As of Rhino version 2, the guiding principle is that we keep as much metadata as possible out of the database by default, with the assumption that we don't mind parsing the XML manuscript when we render the main article page or one of its tabs. The metadata that we do put into the database is whatever we will need when rendering other pages, or the main page for a different article. Mostly, this means data that we need for rendering a link or displaying it in a list, such as the title, publication dates, publication stage (i.e., whether it is an uncorrected proof), and its relationships with other articles.

The golden rule is that Rhino never should parse the manuscripts of a linear number of articles in order for Wombat to render a single page. In a context where metadata from many articles is being aggregated, that data must be read from the database.
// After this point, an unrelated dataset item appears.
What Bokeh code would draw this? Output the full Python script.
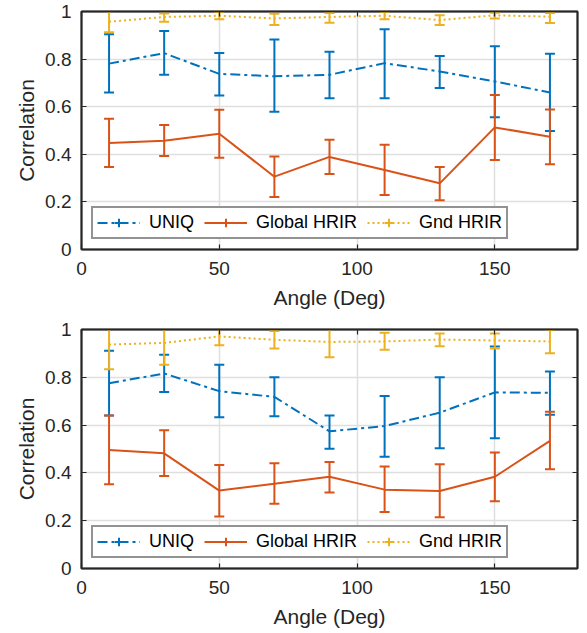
from bokeh.plotting import figure
from bokeh.layouts import column
from bokeh.models import (ColumnDataSource, FixedTicker, CustomJSTickFormatter, LinearAxis,
                          Legend, LegendItem, Range1d, Label)
from bokeh.embed import file_html
from bokeh.resources import INLINE

angles = [10, 30, 50, 70, 90, 110, 130, 150, 170]
series_names = ["UNIQ", "Global HRIR", "Gnd HRIR"]
x_ticks = [0, 50, 100, 150]
y_ticks = [0, 0.2, 0.4, 0.6, 0.8, 1.0]

# ---- top panel ----
top_uniq = [0.781, 0.825, 0.738, 0.728, 0.734, 0.783, 0.748, 0.706, 0.660]
top_uniq_lo = [0.660, 0.734, 0.647, 0.579, 0.636, 0.636, 0.679, 0.556, 0.498]
top_uniq_hi = [0.904, 0.918, 0.826, 0.882, 0.831, 0.925, 0.813, 0.854, 0.823]
top_glob = [0.447, 0.457, 0.486, 0.306, 0.389, 0.334, 0.278, 0.513, 0.474]
top_glob_lo = [0.347, 0.393, 0.386, 0.221, 0.317, 0.229, 0.207, 0.376, 0.358]
top_glob_hi = [0.549, 0.523, 0.587, 0.391, 0.461, 0.440, 0.347, 0.649, 0.588]
top_gnd = [0.957, 0.977, 0.982, 0.971, 0.977, 0.982, 0.964, 0.984, 0.978]
top_gnd_lo = [0.913, 0.957, 0.967, 0.943, 0.953, 0.967, 0.943, 0.971, 0.952]
top_gnd_hi = [1.001, 0.992, 0.998, 0.991, 0.994, 0.998, 0.984, 0.995, 0.994]

# ---- bottom panel ----
bot_uniq = [0.775, 0.816, 0.742, 0.718, 0.574, 0.596, 0.652, 0.737, 0.735]
bot_uniq_lo = [0.640, 0.739, 0.633, 0.637, 0.501, 0.468, 0.503, 0.545, 0.643]
bot_uniq_hi = [0.911, 0.894, 0.852, 0.800, 0.640, 0.722, 0.800, 0.929, 0.824]
bot_glob = [0.496, 0.482, 0.326, 0.355, 0.384, 0.330, 0.324, 0.384, 0.534]
bot_glob_lo = [0.352, 0.387, 0.218, 0.271, 0.318, 0.236, 0.214, 0.281, 0.415]
bot_glob_hi = [0.640, 0.578, 0.433, 0.440, 0.446, 0.427, 0.436, 0.485, 0.656]
bot_gnd = [0.937, 0.944, 0.971, 0.957, 0.948, 0.950, 0.958, 0.954, 0.950]
bot_gnd_lo = [0.834, 0.852, 0.934, 0.920, 0.884, 0.915, 0.930, 0.920, 0.901]
bot_gnd_hi = [1.040, 1.036, 1.008, 0.994, 1.012, 0.986, 0.983, 0.983, 0.999]

COLORS = ["#0072BD", "#D95319", "#EDB120"]
DASHES = ["10 4 3 4", "solid", "2 3"]
FONT = "Liberation Sans"
AX = "#262626"


def style_axis(ax):
    ax.axis_line_color = AX
    ax.axis_line_width = 1.5
    ax.major_tick_line_color = AX
    ax.major_tick_line_width = 1.2
    ax.major_tick_in = 5
    ax.major_tick_out = 0
    ax.minor_tick_line_color = None
    ax.major_label_text_font = FONT
    ax.major_label_text_color = AX
    ax.axis_label_text_font = FONT
    ax.axis_label_text_color = AX
    ax.axis_label_text_font_style = "normal"


def make_fig(data, left, width, height, top, bottom, right):
    p = figure(width=width, height=height, x_range=Range1d(0, 180), y_range=Range1d(0, 1),
               output_backend="svg", toolbar_location=None,
               min_border_left=left, min_border_right=right,
               min_border_top=top, min_border_bottom=bottom)
    p.outline_line_color = AX
    p.outline_line_width = 2
    p.background_fill_color = "white"
    p.border_fill_color = "white"

    p.xaxis.ticker = FixedTicker(ticks=x_ticks)
    p.yaxis.ticker = FixedTicker(ticks=y_ticks)
    p.yaxis.formatter = CustomJSTickFormatter(code="return String(Math.round(tick*10)/10)")
    for ax in p.xaxis + p.yaxis:
        style_axis(ax)
        ax.major_label_text_font_size = "19px"
        ax.axis_label_text_font_size = "21px"
    p.xaxis.axis_label = "Angle (Deg)"
    p.yaxis.axis_label = "Correlation"
    p.xaxis.major_label_standoff = 12
    p.yaxis.major_label_standoff = 10
    p.xaxis.axis_label_standoff = 8
    p.yaxis.axis_label_standoff = 4

    # box ticks on right and top
    blank = CustomJSTickFormatter(code="return ''")
    ra = LinearAxis(ticker=FixedTicker(ticks=y_ticks), formatter=blank)
    ta = LinearAxis(ticker=FixedTicker(ticks=x_ticks), formatter=blank)
    for ax in (ra, ta):
        style_axis(ax)
        ax.major_label_standoff = 0
        ax.major_label_text_font_size = "1px"
    p.add_layout(ra, "right")
    p.add_layout(ta, "above")

    p.xgrid.ticker = FixedTicker(ticks=x_ticks)
    p.ygrid.ticker = FixedTicker(ticks=y_ticks)
    p.grid.grid_line_color = "#DFDFDF"
    p.grid.grid_line_width = 1.5

    items = []
    for name, color, dash, (y, lo, hi) in zip(series_names, COLORS, DASHES, data):
        src = ColumnDataSource(dict(x=angles, y=y, lo=lo, hi=hi))
        r_line = p.line("x", "y", source=src, line_color=color, line_width=2, line_dash=dash)
        p.segment(x0="x", y0="lo", x1="x", y1="hi", source=src, line_color=color, line_width=2)
        p.scatter("x", "lo", source=src, marker="dash", size=10, line_color=color, line_width=2)
        p.scatter("x", "hi", source=src, marker="dash", size=10, line_color=color, line_width=2)
        r_leg = p.scatter("x", "y", source=src, marker="cross", size=12, line_color=color,
                          line_width=2, visible=False)
        items.append(LegendItem(label=name, renderers=[r_line, r_leg]))

    leg = Legend(items=items, orientation="horizontal", location="bottom_left")
    leg.label_text_font = FONT
    leg.label_text_font_size = "18px"
    leg.label_text_color = "#000000"
    leg.border_line_color = AX
    leg.border_line_width = 2
    leg.background_fill_color = "white"
    leg.background_fill_alpha = 1
    leg.padding = 4
    leg.spacing = 10
    leg.margin = 10
    leg.glyph_width = 43
    leg.glyph_height = 21
    leg.label_height = 21
    leg.label_standoff = 9
    p.add_layout(leg)
    return p


p1 = make_fig([(top_uniq, top_uniq_lo, top_uniq_hi),
               (top_glob, top_glob_lo, top_glob_hi),
               (top_gnd, top_gnd_lo, top_gnd_hi)],
              left=81, width=587, height=318, top=11, bottom=69, right=1)
p1.add_layout(Label(x=-26.4, y=-0.268, text=".", text_font=FONT, text_font_size="14px",
                    text_color="#000000"))
p2 = make_fig([(bot_uniq, bot_uniq_lo, bot_uniq_hi),
               (bot_glob, bot_glob_lo, bot_glob_hi),
               (bot_gnd, bot_gnd_lo, bot_gnd_hi)],
              left=72, width=587, height=315, top=11, bottom=65, right=10)

layout = column(p1, p2, spacing=0)
open("out.html", "w").write(file_html(layout, INLINE))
Wombat's main role in parsing data (the third category) is transforming the article body text into HTML. Wombat also is responsible for parsing the article's list of references to other works, which it needs both to display to the reader and to provide in <meta> tags. This operation was deemed too complex and specialized to put into Rhino's API, where it would have required baroque JSON structures and equally hairy code for Wombat to consume them.

In general, we try to minimize the types of data that go into the third category, because Rhino is more useful if it can represent as much article metadata as possible in general-purpose JSON services. These services are available not only to Wombat, but to other in-house tools, some of which we don't yet know we need. The services also are useful because developers can query them ad-hoc for debugging and such.